[START OF Provided data]

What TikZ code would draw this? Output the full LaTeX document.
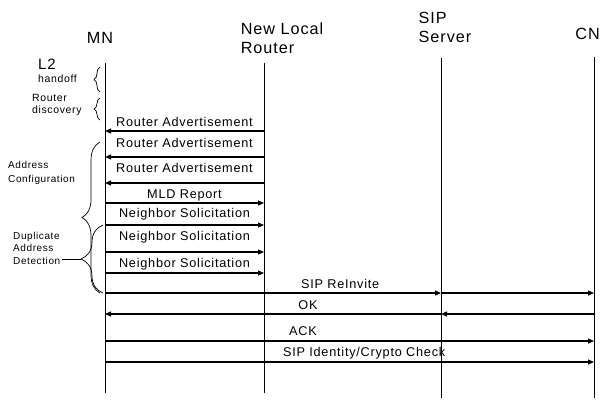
\documentclass[tikz,border=0pt]{standalone}
\usepackage{fontspec}
\setmainfont{Liberation Sans}[LetterSpace=6]
\usepackage{tikz}
\usetikzlibrary{positioning,arrows.meta,decorations.pathreplacing}

\begin{document}
\begin{tikzpicture}[x=1pt, y=-1pt,
  lifeline/.style={line width=0.9pt},
  msg/.style={line width=1.2pt, -{Triangle[length=6pt,width=5pt]}},
  msglbl/.style={font=\fontsize{12.7}{14}\selectfont, anchor=base, inner sep=0pt},
  actor/.style={font=\fontsize{16.2}{19}\selectfont, align=left, inner sep=0pt},
  sidelbl/.style={font=\fontsize{10.5}{12.5}\selectfont, align=left, anchor=west, inner sep=0pt},
  phase/.style={decorate, decoration={brace, amplitude=#1}, line width=0.7pt}]
\useasboundingbox (0,0) rectangle (601,401);

% actors
\node[actor] (mn) at (100,38) {MN};
\node[actor] (nlr) at (282,38) {New Local\\Router};
\node[actor] (sip) at (445,27) {SIP\\Server};
\node[actor, anchor=east] (cn) at (600,34) {CN};

% lifelines
\coordinate (mntop) at (105,63);  \coordinate (mnbot) at (105,393);
\coordinate (nlrtop) at (264,63); \coordinate (nlrbot) at (264,393);
\coordinate (siptop) at (441,58); \coordinate (sipbot) at (441,398);
\coordinate (cntop) at (594,57);  \coordinate (cnbot) at (594,398);
\draw[lifeline] (mntop) -- (mnbot);
\draw[lifeline] (nlrtop) -- (nlrbot);
\draw[lifeline] (siptop) -- (sipbot);
\draw[lifeline] (cntop) -- (cnbot);

% message rows
\foreach \n/\y in {1/131,2/157,3/183,4/203,5/225,6/252,7/273,8/293,9/314,10/341,11/362}{
  \coordinate (mn\n) at (105,\y);
  \coordinate (nlr\n) at (264,\y);
  \coordinate (sip\n) at (441,\y);
  \coordinate (cn\n) at (594,\y);
}

\draw[msg] (nlr1) -- (mn1) node[msglbl, midway, yshift=5pt] {Router Advertisement};
\draw[msg] (nlr2) -- (mn2) node[msglbl, midway, yshift=10pt] {Router Advertisement};
\draw[msg] (nlr3) -- (mn3) node[msglbl, midway, yshift=11pt] {Router Advertisement};
\draw[msg] (mn4) -- (nlr4) node[msglbl, midway, yshift=5pt] {MLD Report};
\draw[msg] (mn5) -- (nlr5) node[msglbl, midway, yshift=8pt] {Neighbor Solicitation};
\draw[msg] (mn6) -- (nlr6) node[msglbl, midway, yshift=12pt] {Neighbor Solicitation};
\draw[msg] (mn7) -- (nlr7) node[msglbl, midway, yshift=6pt] {Neighbor Solicitation};

\draw[msg] (mn8) -- (sip8) node[msglbl, pos=0.70, yshift=5pt] {SIP ReInvite};
\draw[msg] (sip8) -- (cn8);
\draw[msg] (cn9) -- (sip9);
\draw[msg] (sip9) -- (mn9) node[msglbl, pos=0.396, yshift=5pt] {OK};
\draw[msg] (mn10) -- (cn10) node[msglbl, pos=0.405, yshift=6pt] {ACK};
\draw[msg] (mn11) -- (cn11) node[msglbl, pos=0.53, yshift=6pt] {SIP Identity/Crypto Check};

% phases on the MN side
\node[font=\fontsize{15}{18}\selectfont, anchor=west, inner sep=0pt] (l2lbl) at (38,64) {L2};
\node[sidelbl] (hofflbl) at (38,79) {handoff};
\node[sidelbl] (rdlbl) at (32,105) {Router\\discovery};
\node[sidelbl, font=\fontsize{10}{14}\selectfont] (aclbl) at (8,173) {Address\\Configuration};
\node[sidelbl, font=\fontsize{10}{12.5}\selectfont] (dadlbl) at (13,248) {Duplicate\\Address\\Detection};

\coordinate (l2bot) at (100,92);  \coordinate (l2top) at (100,67);
\coordinate (rdbot) at (100,120); \coordinate (rdtop) at (100,98);
\coordinate (acbot) at (100,293); \coordinate (actop) at (100,142);
\coordinate (dadbot) at (103,293); \coordinate (dadtop) at (103,225);
\coordinate (dadtip) at (81,259);
\draw[phase=6pt] (l2bot) -- (l2top);
\draw[phase=6pt] (rdbot) -- (rdtop);
\draw[phase=18pt] (acbot) -- (actop);
\draw[phase=22pt] (dadbot) -- (dadtop);
\draw[line width=0.7pt] ([xshift=2pt]dadlbl.east |- dadtip) -- (dadtip);

\end{tikzpicture}
\end{document}
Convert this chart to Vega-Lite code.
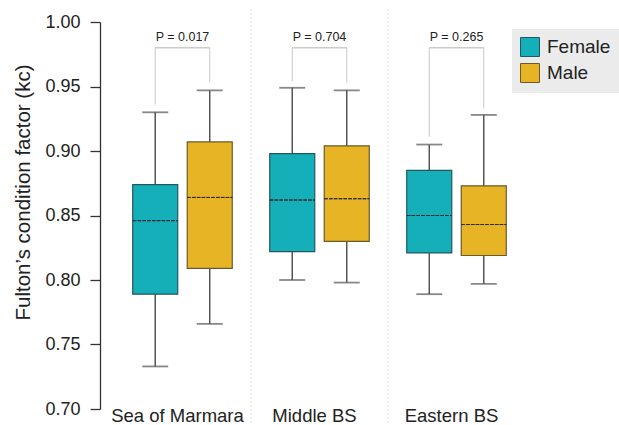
{
  "$schema": "https://vega.github.io/schema/vega-lite/v6.json",
  "width": 439,
  "height": 387,
  "autosize": "none",
  "padding": {"left": 100, "top": 22, "right": 80, "bottom": 16},
  "background": "white",
  "config": {
    "view": {"stroke": null},
    "font": "Liberation Sans",
    "axisX": {"title": null, "domain": false, "ticks": false, "tickSize": 0, "labelPadding": -3, "labelOffset": -5, "labelFontSize": 18.5, "labelColor": "#222", "labelAngle": 0, "grid": false},
    "axisY": {
      "labelPadding": 10, "labelFontSize": 18, "labelColor": "#222", "labelOverlap": false, "labelFlush": false,
      "grid": false, "domainColor": "#333", "domainWidth": 1.3, "tickColor": "#333", "tickWidth": 1.3,
      "titleFontSize": 20.5, "titleFontWeight": "normal", "titleColor": "#222", "titlePadding": 11, "titleY": 170
    }
  },
  "datasets": {
    "boxes": [
      {"site": "Sea of Marmara", "sex": "Female", "lo": 0.733, "q1": 0.789, "med": 0.846, "q3": 0.874, "hi": 0.930},
      {"site": "Sea of Marmara", "sex": "Male", "lo": 0.766, "q1": 0.809, "med": 0.864, "q3": 0.907, "hi": 0.947},
      {"site": "Middle BS", "sex": "Female", "lo": 0.800, "q1": 0.822, "med": 0.862, "q3": 0.898, "hi": 0.949},
      {"site": "Middle BS", "sex": "Male", "lo": 0.798, "q1": 0.830, "med": 0.863, "q3": 0.904, "hi": 0.947},
      {"site": "Eastern BS", "sex": "Female", "lo": 0.789, "q1": 0.821, "med": 0.850, "q3": 0.885, "hi": 0.905},
      {"site": "Eastern BS", "sex": "Male", "lo": 0.797, "q1": 0.819, "med": 0.843, "q3": 0.873, "hi": 0.928}
    ],
    "brackets": [
      {"site": "Sea of Marmara", "label": "P = 0.017", "top": 0.980},
      {"site": "Middle BS", "label": "P = 0.704", "top": 0.980},
      {"site": "Eastern BS", "label": "P = 0.265", "top": 0.980}
    ],
    "legs": [
      {"site": "Sea of Marmara", "sex": "Female", "top": 0.980, "end": 0.936},
      {"site": "Sea of Marmara", "sex": "Male", "top": 0.980, "end": 0.953},
      {"site": "Middle BS", "sex": "Female", "top": 0.980, "end": 0.954},
      {"site": "Middle BS", "sex": "Male", "top": 0.980, "end": 0.953},
      {"site": "Eastern BS", "sex": "Female", "top": 0.980, "end": 0.911},
      {"site": "Eastern BS", "sex": "Male", "top": 0.980, "end": 0.933}
    ],
    "seps": [
      {"site": "Middle BS"},
      {"site": "Eastern BS"}
    ]
  },
  "layer": [
    {
      "data": {"name": "seps"},
      "mark": {"type": "rule", "color": "#dcdcdc", "strokeWidth": 1.2, "strokeDash": [1.5, 2.5]},
      "encoding": {
        "x": {
          "field": "site", "type": "nominal", "bandPosition": 0,
          "sort": ["Sea of Marmara", "Middle BS", "Eastern BS"],
          "scale": {"domain": ["Sea of Marmara", "Middle BS", "Eastern BS"], "paddingInner": 0, "paddingOuter": 0.102},
          "title": null
        },
        "y": {
          "datum": 1.01, "type": "quantitative",
          "scale": {"domain": [0.7, 1.0], "nice": false, "zero": false},
          "title": "Fulton’s condition factor (kc)",
          "axis": {
            "values": [0.7, 0.725, 0.75, 0.775, 0.8, 0.825, 0.85, 0.875, 0.9, 0.925, 0.95, 0.975, 1.0],
            "labelExpr": "round(datum.value*1000) % 50 === 0 ? format(datum.value, '.2f') : ''",
            "tickSize": {"condition": {"test": "round(datum.value*1000) % 50 === 0", "value": 10}, "value": 5}
          }
        },
        "y2": {"datum": 0.688}
      }
    },
    {
      "data": {"name": "legs"},
      "mark": {"type": "rule", "color": "#c8c8c8", "strokeWidth": 1},
      "encoding": {
        "x": {"field": "site", "type": "nominal", "sort": ["Sea of Marmara", "Middle BS", "Eastern BS"], "title": null},
        "xOffset": {"field": "sex", "type": "nominal", "scale": {"domain": ["Female", "Male"], "paddingInner": 0.174, "paddingOuter": 0.344}},
        "y": {"field": "top", "type": "quantitative", "title": "Fulton’s condition factor (kc)"},
        "y2": {"field": "end"}
      }
    },
    {
      "data": {"name": "brackets"},
      "mark": {"type": "bar", "fillOpacity": 0, "stroke": "#c8c8c8", "strokeWidth": 1, "width": {"band": 0.398}},
      "encoding": {
        "x": {"field": "site", "type": "nominal", "sort": ["Sea of Marmara", "Middle BS", "Eastern BS"], "title": null},
        "y": {"field": "top", "type": "quantitative", "title": "Fulton’s condition factor (kc)"},
        "y2": {"field": "top"}
      }
    },
    {
      "data": {"name": "brackets"},
      "mark": {"type": "text", "baseline": "bottom", "dy": -4, "fontSize": 12.5, "color": "#222"},
      "encoding": {
        "x": {"field": "site", "type": "nominal", "sort": ["Sea of Marmara", "Middle BS", "Eastern BS"], "title": null},
        "y": {"field": "top", "type": "quantitative", "title": "Fulton’s condition factor (kc)"},
        "text": {"field": "label"}
      }
    },
    {
      "data": {"name": "boxes"},
      "mark": {"type": "rule", "color": "#555555", "strokeWidth": 1.5},
      "encoding": {
        "x": {"field": "site", "type": "nominal", "sort": ["Sea of Marmara", "Middle BS", "Eastern BS"], "title": null},
        "xOffset": {"field": "sex", "type": "nominal"},
        "y": {"field": "lo", "type": "quantitative", "title": "Fulton’s condition factor (kc)"},
        "y2": {"field": "hi"}
      }
    },
    {
      "data": {"name": "boxes"},
      "mark": {"type": "tick", "orient": "horizontal", "size": 26, "thickness": 1.8, "color": "#555555"},
      "encoding": {
        "x": {"field": "site", "type": "nominal", "sort": ["Sea of Marmara", "Middle BS", "Eastern BS"], "title": null},
        "xOffset": {"field": "sex", "type": "nominal"},
        "y": {"field": "lo", "type": "quantitative", "title": "Fulton’s condition factor (kc)"}
      }
    },
    {
      "data": {"name": "boxes"},
      "mark": {"type": "tick", "orient": "horizontal", "size": 26, "thickness": 1.8, "color": "#555555"},
      "encoding": {
        "x": {"field": "site", "type": "nominal", "sort": ["Sea of Marmara", "Middle BS", "Eastern BS"], "title": null},
        "xOffset": {"field": "sex", "type": "nominal"},
        "y": {"field": "hi", "type": "quantitative", "title": "Fulton’s condition factor (kc)"}
      }
    },
    {
      "data": {"name": "boxes"},
      "mark": {"type": "bar", "strokeWidth": 1.2},
      "encoding": {
        "x": {"field": "site", "type": "nominal", "sort": ["Sea of Marmara", "Middle BS", "Eastern BS"], "title": null},
        "xOffset": {"field": "sex", "type": "nominal"},
        "y": {"field": "q1", "type": "quantitative", "title": "Fulton’s condition factor (kc)"},
        "y2": {"field": "q3"},
        "color": {
          "field": "sex", "type": "nominal",
          "scale": {"domain": ["Female", "Male"], "range": ["#14AFB9", "#E6B425"]},
          "legend": {
            "title": null, "orient": "none", "legendX": 412, "legendY": 7,
            "fillColor": "#EBEBEB", "padding": 8,
            "symbolType": "square", "symbolSize": 361,
            "symbolStrokeColor": "#444", "symbolStrokeWidth": 1,
            "labelFontSize": 19, "labelOffset": 7, "rowPadding": 2, "labelColor": "#222"
          }
        },
        "stroke": {
          "field": "sex", "type": "nominal",
          "scale": {"domain": ["Female", "Male"], "range": ["#24585f", "#6b5a2e"]},
          "legend": null
        }
      }
    },
    {
      "data": {"name": "boxes"},
      "mark": {"type": "bar", "fillOpacity": 0, "stroke": "#2b2b2b", "strokeWidth": 1, "strokeDash": [3.6, 1.2]},
      "encoding": {
        "x": {"field": "site", "type": "nominal", "sort": ["Sea of Marmara", "Middle BS", "Eastern BS"], "title": null},
        "xOffset": {"field": "sex", "type": "nominal"},
        "y": {"field": "med", "type": "quantitative", "title": "Fulton’s condition factor (kc)"},
        "y2": {"field": "med"}
      }
    }
  ]
}
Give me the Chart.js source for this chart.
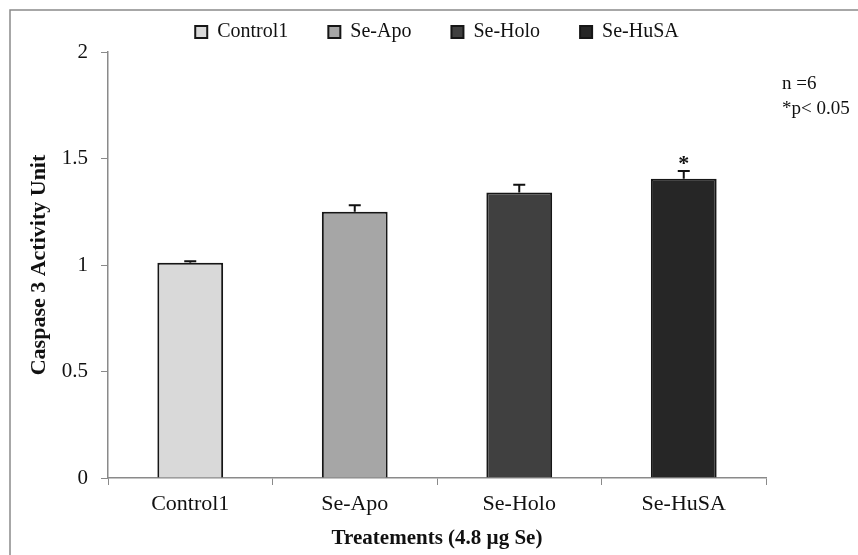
<!DOCTYPE html>
<html>
<head>
<meta charset="utf-8">
<script src="https://cdn.jsdelivr.net/npm/chart.js@4"></script>
<style>
  html, body { margin: 0; padding: 0; background: #ffffff; }
  #wrap { position: relative; width: 858px; height: 555px; }
</style>
</head>
<body>
<div id="wrap"><canvas id="c" width="858" height="555"></canvas></div>
<script>
// Treatment groups and caspase-3 activity (mean and SEM)
const categories = ['Control1', 'Se-Apo', 'Se-Holo', 'Se-HuSA'];
const activity = [1.01, 1.25, 1.34, 1.405];
const sem = [0.008, 0.03, 0.037, 0.036];
const significant = [false, false, false, true];
const yTicks = [0, 0.5, 1, 1.5, 2];
const notes = ['n =6', '*p< 0.05'];

const fills = ['#d9d9d9', '#a6a6a6', '#404040', '#262626'];
const serif = '"Liberation Serif", "Times New Roman", serif';

// one dataset per treatment so each gets its own legend entry
const datasets = categories.map((name, i) => ({
  label: name,
  data: categories.map((_, j) => (j === i ? activity[i] : null)),
  backgroundColor: fills[i],
  borderColor: '#161616',
  borderWidth: 2,
  borderSkipped: 'bottom',
  categoryPercentage: 0.8,
  barPercentage: 0.5
}));

// outer frame of the figure panel
const framePlugin = {
  id: 'frame',
  beforeDraw(chart) {
    const ctx = chart.ctx;
    ctx.save();
    ctx.strokeStyle = '#8a8a8a';
    ctx.lineWidth = 1.5;
    ctx.beginPath();
    ctx.moveTo(10, chart.height);
    ctx.lineTo(10, 10);
    ctx.lineTo(chart.width, 10);
    ctx.stroke();
    ctx.restore();
  }
};

// SEM whiskers, significance star and sample notes
const errorPlugin = {
  id: 'errorBars',
  afterDatasetsDraw(chart) {
    const ctx = chart.ctx;
    const x = chart.scales.x;
    const y = chart.scales.y;
    ctx.save();
    ctx.strokeStyle = '#111111';
    ctx.lineWidth = 2;
    categories.forEach((c, i) => {
      const cx = x.getPixelForValue(i);
      const yTop = y.getPixelForValue(activity[i]);
      const yErr = y.getPixelForValue(activity[i] + sem[i]);
      ctx.beginPath();
      ctx.moveTo(cx, yTop);
      ctx.lineTo(cx, yErr);
      ctx.moveTo(cx - 6, yErr);
      ctx.lineTo(cx + 6, yErr);
      ctx.stroke();
      if (significant[i]) {
        ctx.fillStyle = '#111111';
        ctx.font = 'bold 22px ' + serif;
        ctx.textAlign = 'center';
        ctx.textBaseline = 'alphabetic';
        ctx.fillText('*', cx, yErr - 1);
      }
    });
    ctx.fillStyle = '#111111';
    ctx.font = '19px ' + serif;
    ctx.textAlign = 'left';
    ctx.textBaseline = 'middle';
    notes.forEach((t, k) => ctx.fillText(t, 782, 84 + k * 25));
    ctx.restore();
  }
};

new Chart(document.getElementById('c'), {
  type: 'bar',
  data: { labels: categories, datasets },
  options: {
    responsive: false,
    animation: false,
    skipNull: true,
    layout: { padding: { left: 0, right: 92, top: -18, bottom: 0 } },
    plugins: {
      tooltip: { enabled: false },
      legend: {
        position: 'top',
        fullSize: false,
        labels: {
          color: '#111111',
          font: { family: serif, size: 20 },
          boxWidth: 12,
          boxHeight: 12,
          padding: 40
        }
      }
    },
    scales: {
      x: {
        afterFit(scale) { scale.height = 77; },
        grid: {
          display: true,
          offset: true,
          drawOnChartArea: false,
          drawTicks: true,
          tickLength: 7,
          color: '#8a8a8a'
        },
        border: { display: true, color: '#8a8a8a', width: 1.5 },
        ticks: {
          color: '#111111',
          font: { family: serif, size: 22 },
          padding: 6
        },
        title: {
          display: true,
          text: 'Treatements (4.8 µg Se)',
          color: '#111111',
          font: { family: serif, size: 21, weight: 'bold' },
          padding: { top: 0, bottom: 4 }
        }
      },
      y: {
        min: 0,
        max: 2,
        afterFit(scale) { scale.width = 108; },
        afterBuildTicks(scale) { scale.ticks = yTicks.map(v => ({ value: v })); },
        grid: {
          display: true,
          drawOnChartArea: false,
          drawTicks: true,
          tickLength: 7,
          color: '#8a8a8a'
        },
        border: { display: true, color: '#8a8a8a', width: 1.5 },
        ticks: {
          color: '#111111',
          font: { family: serif, size: 21 },
          padding: 13,
          callback: v => String(v)
        },
        title: {
          display: true,
          text: 'Caspase 3 Activity Unit',
          color: '#111111',
          font: { family: serif, size: 22, weight: 'bold' },
          padding: { top: 26, bottom: 0 }
        }
      }
    }
  },
  plugins: [framePlugin, errorPlugin]
});
</script>
</body>
</html>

[END OF Provided data]

= Requirements =
Leave the pictures out and please restate exactly the lines running from the start of the material through the one with "anchor=east] (cn) at".

= Answer in full =
What TikZ code would draw this? Output the full LaTeX document.
\documentclass[tikz,border=0pt]{standalone}
\usepackage{fontspec}
\setmainfont{Liberation Sans}[LetterSpace=6]
\usepackage{tikz}
\usetikzlibrary{positioning,arrows.meta,decorations.pathreplacing}

\begin{document}
\begin{tikzpicture}[x=1pt, y=-1pt,
  lifeline/.style={line width=0.9pt},
  msg/.style={line width=1.2pt, -{Triangle[length=6pt,width=5pt]}},
  msglbl/.style={font=\fontsize{12.7}{14}\selectfont, anchor=base, inner sep=0pt},
  actor/.style={font=\fontsize{16.2}{19}\selectfont, align=left, inner sep=0pt},
  sidelbl/.style={font=\fontsize{10.5}{12.5}\selectfont, align=left, anchor=west, inner sep=0pt},
  phase/.style={decorate, decoration={brace, amplitude=#1}, line width=0.7pt}]
\useasboundingbox (0,0) rectangle (601,401);

% actors
\node[actor] (mn) at (100,38) {MN};
\node[actor] (nlr) at (282,38) {New Local\\Router};
\node[actor] (sip) at (445,27) {SIP\\Server};
\node[actor, anchor=east] (cn) at (600,34) {CN};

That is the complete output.